Brexit and the Global Economy
The United Kingdom’s divorce negotiations with the European Union have dragged on through multiple déjà vu moments, and the consensus among experts is that the economic fallout will be felt far more acutely in Britain than in the EU. But policymakers worldwide would benefit from watching the process closely.
WASHINGTON, DC – The singular issue of Brexit has consumed the United Kingdom for two and a half years. The “if,” “how,” and “when” of the country’s withdrawal from the European Union, after decades of membership, has understandably dominated news coverage, and sidelined almost every other policy debate. Lost in the mix, for example, has been any serious discussion of how the UK should boost productivity and competitiveness at a time of global economic and financial fluidity.

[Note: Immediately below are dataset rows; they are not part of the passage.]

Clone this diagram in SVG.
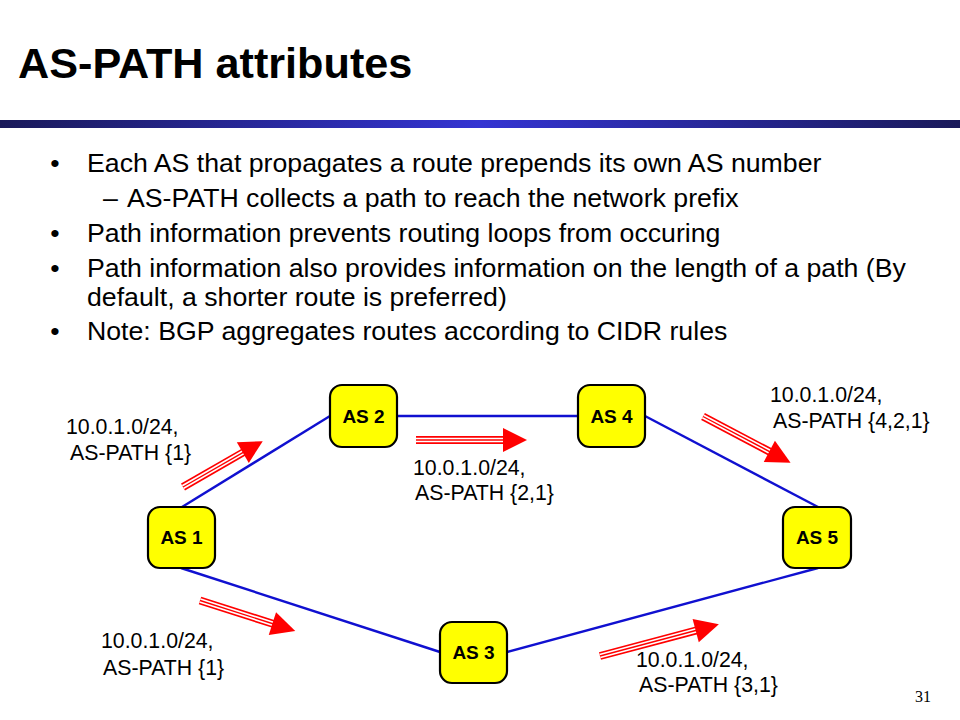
<svg xmlns="http://www.w3.org/2000/svg" width="960" height="720" viewBox="0 0 960 720">
<defs>
<linearGradient id="bar" x1="0" y1="0" x2="1" y2="0">
<stop offset="0" stop-color="#1a1a5a"/>
<stop offset="0.5" stop-color="#3434d2"/>
<stop offset="1" stop-color="#1a1a5a"/>
</linearGradient>
</defs>
<style>
.title{font-family:"Liberation Sans",Arial,sans-serif;font-weight:bold;font-size:43.2px;fill:#000}
.body{font-family:"Liberation Sans",Arial,sans-serif;font-size:26.7px;fill:#000}
.lbl{font-family:"Liberation Sans",Arial,sans-serif;font-size:21.3px;fill:#000}
.node rect{fill:#ffff00;stroke:#000;stroke-width:2.2}
.node text{font-family:"Liberation Sans",Arial,sans-serif;font-weight:bold;font-size:19px;fill:#000;text-anchor:middle}
.edge{stroke:#1010d0;stroke-width:2.4;fill:none}
.s1{stroke:#ff0000;stroke-width:8}
.s2{stroke:#ffffff;stroke-width:4.6}
.s3{stroke:#ff0000;stroke-width:1.4}
.head{fill:#ff0000}
.num{font-family:"Liberation Serif","Times New Roman",serif;font-size:16px;fill:#000}
</style>
<rect width="960" height="720" fill="#ffffff"/>
<text class="title" x="18" y="78">AS-PATH attributes</text>
<rect x="0" y="120" width="960" height="8" fill="url(#bar)"/>
<g id="bullets" class="body">
<text x="55" y="172" text-anchor="middle">•</text>
<text x="87" y="172">Each AS that propagates a route prepends its own AS number</text>
<text x="103" y="207">–</text>
<text x="127" y="207">AS-PATH collects a path to reach the network prefix</text>
<text x="55" y="242" text-anchor="middle">•</text>
<text x="87" y="242">Path information prevents routing loops from occuring</text>
<text x="55" y="277" text-anchor="middle">•</text>
<text x="87" y="277">Path information also provides information on the length of a path (By</text>
<text x="87" y="306">default, a shorter route is preferred)</text>
<text x="55" y="340" text-anchor="middle">•</text>
<text x="87" y="340">Note: BGP aggregates routes according to CIDR rules</text>
</g>
<g id="connectors">
<line class="edge" x1="182" y1="507" x2="330" y2="416"/>
<line class="edge" x1="397" y1="416" x2="578" y2="416"/>
<line class="edge" x1="645" y1="416" x2="818" y2="507"/>
<line class="edge" x1="818" y1="568" x2="507" y2="652"/>
<line class="edge" x1="181" y1="568" x2="440" y2="652"/>
</g>
<g id="arrows">
<g transform="translate(183,487) rotate(-29.9)">
<line class="s1" x1="0" y1="0" x2="72" y2="0"/><line class="s2" x1="0" y1="0" x2="72" y2="0"/><line class="s3" x1="0" y1="0" x2="72" y2="0"/>
<polygon class="head" points="69,-12 92,0 69,12"/>
</g>
<g transform="translate(416,440)">
<line class="s1" x1="0" y1="0" x2="90" y2="0"/><line class="s2" x1="0" y1="0" x2="90" y2="0"/><line class="s3" x1="0" y1="0" x2="90" y2="0"/>
<polygon class="head" points="87,-12 111,0 87,12"/>
</g>
<g transform="translate(703,416.5) rotate(27.8)">
<line class="s1" x1="0" y1="0" x2="78" y2="0"/><line class="s2" x1="0" y1="0" x2="78" y2="0"/><line class="s3" x1="0" y1="0" x2="78" y2="0"/>
<polygon class="head" points="75,-12 99,0 75,12"/>
</g>
<g transform="translate(200,600.5) rotate(17.7)">
<line class="s1" x1="0" y1="0" x2="79" y2="0"/><line class="s2" x1="0" y1="0" x2="79" y2="0"/><line class="s3" x1="0" y1="0" x2="79" y2="0"/>
<polygon class="head" points="76,-12 100,0 76,12"/>
</g>
<g transform="translate(600,656) rotate(-14.9)">
<line class="s1" x1="0" y1="0" x2="102" y2="0"/><line class="s2" x1="0" y1="0" x2="102" y2="0"/><line class="s3" x1="0" y1="0" x2="102" y2="0"/>
<polygon class="head" points="99,-12 123,0 99,12"/>
</g>
</g>
<g id="labels" class="lbl">
<text x="66" y="434">10.0.1.0/24,</text>
<text x="70" y="460">AS-PATH {1}</text>
<text x="413" y="475">10.0.1.0/24,</text>
<text x="415" y="500">AS-PATH {2,1}</text>
<text x="770" y="402">10.0.1.0/24,</text>
<text x="773" y="428">AS-PATH {4,2,1}</text>
<text x="101" y="648">10.0.1.0/24,</text>
<text x="103" y="675">AS-PATH {1}</text>
<text x="636" y="667">10.0.1.0/24,</text>
<text x="639" y="692">AS-PATH {3,1}</text>
</g>
<g id="as1" class="node"><rect x="148" y="507" width="67" height="61" rx="12"/><text x="181.5" y="544">AS 1</text></g>
<g id="as2" class="node"><rect x="330" y="385" width="67" height="62" rx="12"/><text x="363.5" y="422.5">AS 2</text></g>
<g id="as4" class="node"><rect x="578" y="385" width="67" height="62" rx="12"/><text x="611.5" y="422.5">AS 4</text></g>
<g id="as5" class="node"><rect x="783" y="507" width="68" height="61" rx="12"/><text x="817" y="544">AS 5</text></g>
<g id="as3" class="node"><rect x="440" y="622" width="67" height="61" rx="12"/><text x="473.5" y="659">AS 3</text></g>
<text class="num" x="915" y="702">31</text>
</svg>
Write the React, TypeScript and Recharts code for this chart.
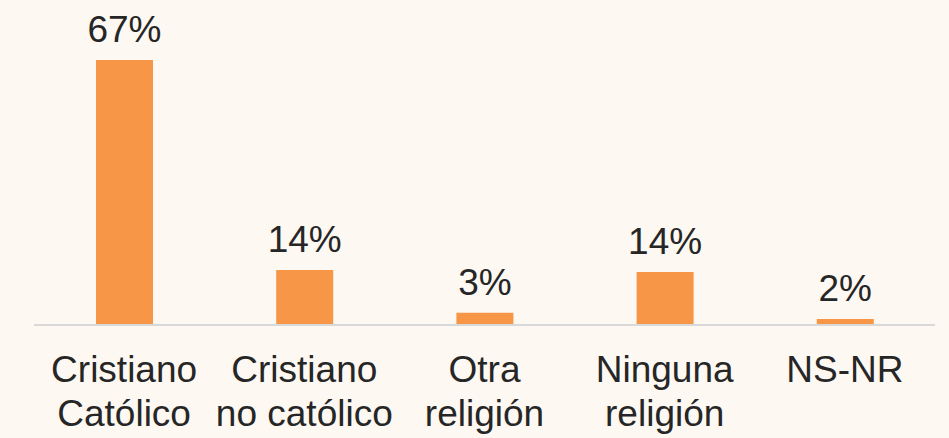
import React from 'react';
import { BarChart, Bar, XAxis, YAxis, LabelList } from 'recharts';

const categories = ['Cristiano\nCatólico', 'Cristiano\nno católico', 'Otra\nreligión', 'Ninguna\nreligión', 'NS-NR'];
const shares = [67, 13.9, 3.1, 13.4, 1.5];
const shareLabels = ['67%', '14%', '3%', '14%', '2%'];

const data = categories.map((name, i) => ({ name, value: shares[i], label: shareLabels[i] }));

const FONT = '"Liberation Sans", Arial, sans-serif';
const TEXT = '#262626';

const CategoryTick = ({ x, y, payload }: any) => {
  const lines = String(payload.value).split('\n');
  return (
    <text x={x} y={y} textAnchor="middle" fill={TEXT} fontSize={37} fontFamily={FONT}>
      {lines.map((line, i) => (
        <tspan key={i} x={x} dy={i === 0 ? 57 : 43.5}>
          {line}
        </tspan>
      ))}
    </text>
  );
};

const App: React.FC = () => {
  return (
    <div style={{ position: 'absolute', left: 0, top: 0, width: 949, height: 438, background: '#FDF8F2' }}>
      <BarChart width={949} height={438} data={data} margin={{ top: 60, right: 14, bottom: 0, left: 34 }}>
        <YAxis hide domain={[0, 67]} />
        <XAxis
          dataKey="name"
          height={113}
          axisLine={{ stroke: '#D9D9D9', strokeWidth: 2 }}
          tickLine={false}
          tickSize={0}
          tickMargin={0}
          interval={0}
          tick={<CategoryTick />}
        />
        <Bar dataKey="value" fill="#F79646" barSize={57} isAnimationActive={false}>
          <LabelList
            dataKey="label"
            position="top"
            offset={18}
            fill={TEXT}
            fontSize={37}
            fontFamily={FONT}
          />
        </Bar>
      </BarChart>
    </div>
  );
};

export default App;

At the same time, the rest of the world’s interest in Brexit has understandably waned. The UK’s negotiations with the EU have dragged on through multiple déjà vu moments, and the consensus is that the economic fallout will be felt far more acutely in Britain than in the EU, let alone in countries elsewhere.
Still, the rest of the world is facing profound challenges of its own. Political and economic systems are undergoing far-reaching structural changes, many of them driven by technology, trade, climate change, high inequality, and mounting political anger. In addressing these issues, policymakers around the world would do well to heed the lessons of the UK’s Brexit experience.